Clara Haberkamp © Ansgar Bolle

Premier concert du dimanche dans la grande salle avec le Clara Haberkamp Trio. La pianiste distille une musique épurée et mélodique. Elle prend le micro pour une superbe interprétation piano-voix de « Danny Boy ».

C’est ensuite au tour de Yom & Ceccaldi Brothers de monter sur scène pour « Le Rythme du silence ». Le clarinettiste explique qu’il s’agit d’un concert en une pièce, pensé comme une grande méditation, comme un voyage interstellaire à travers l’esprit de chacun·e. « Have a nice trip » qu’il dit… avant de se mettre en position du lotus sur son tabouret. Le set tient ses promesses et nous fait voyager dans des textures et des couleurs entrecoupées de mélodies qui nous rappellent aux notes.

On retrouve ensuite Xhosa Cole en quartet pour « FreeMonk ». Monk semble bien être là, fantôme résonnant dans le jeu du pianiste Pat Thomas. Sur demande du public, un rappel mêlant « Round Midnight » et « Blue Monk » emporte rires et adhésion.

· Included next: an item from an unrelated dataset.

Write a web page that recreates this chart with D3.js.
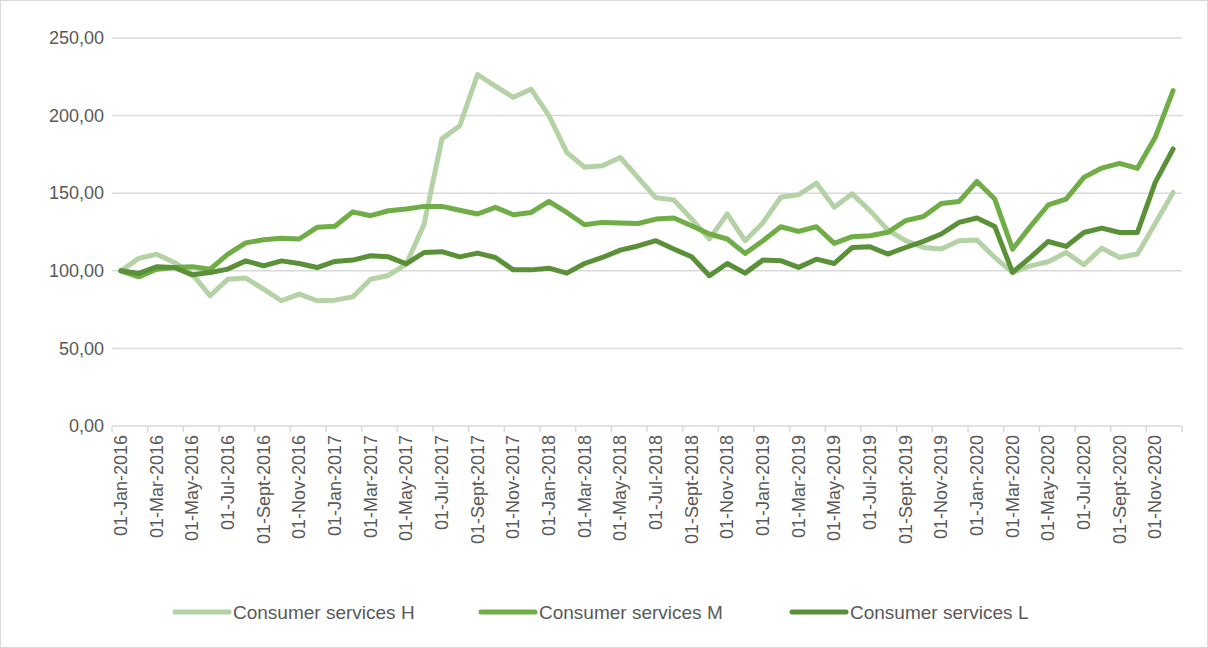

Andrés Coll © Ansgar Bolle

Formidable final ensuite avec Andrés Coll « Odyssey ». Originaire d’Ibiza, le leader est accompagné par le poly-instrumentiste marocain Majid Bekkas au guembri et au chant, le violoniste polonais Mateusz Smoczynski au violon, violon électrique et violon baryton et le batteur espagnol Ramón López. Le mélange d’influences est explosif et jubilatoire. Après avoir sauté sur son marimba électrique dans un rebond incessant du corps et des baguettes, Andrés Coll nous présente les castagnettes traditionnelles d’Ibiza lors d’un dialogue ludique avec la batterie (« Sa Llarga »). Pendant « Sandía », Ramón López fait les chœurs depuis sa batterie dans une explosion de joie et de jeu qui irrigue tout le set. Le public est conquis. Pour la dernière chanson du set, Coll s’installe au piano pour une carte postale d’Essaouira, de ses vents et de ses mouettes, beau moment de poésie final.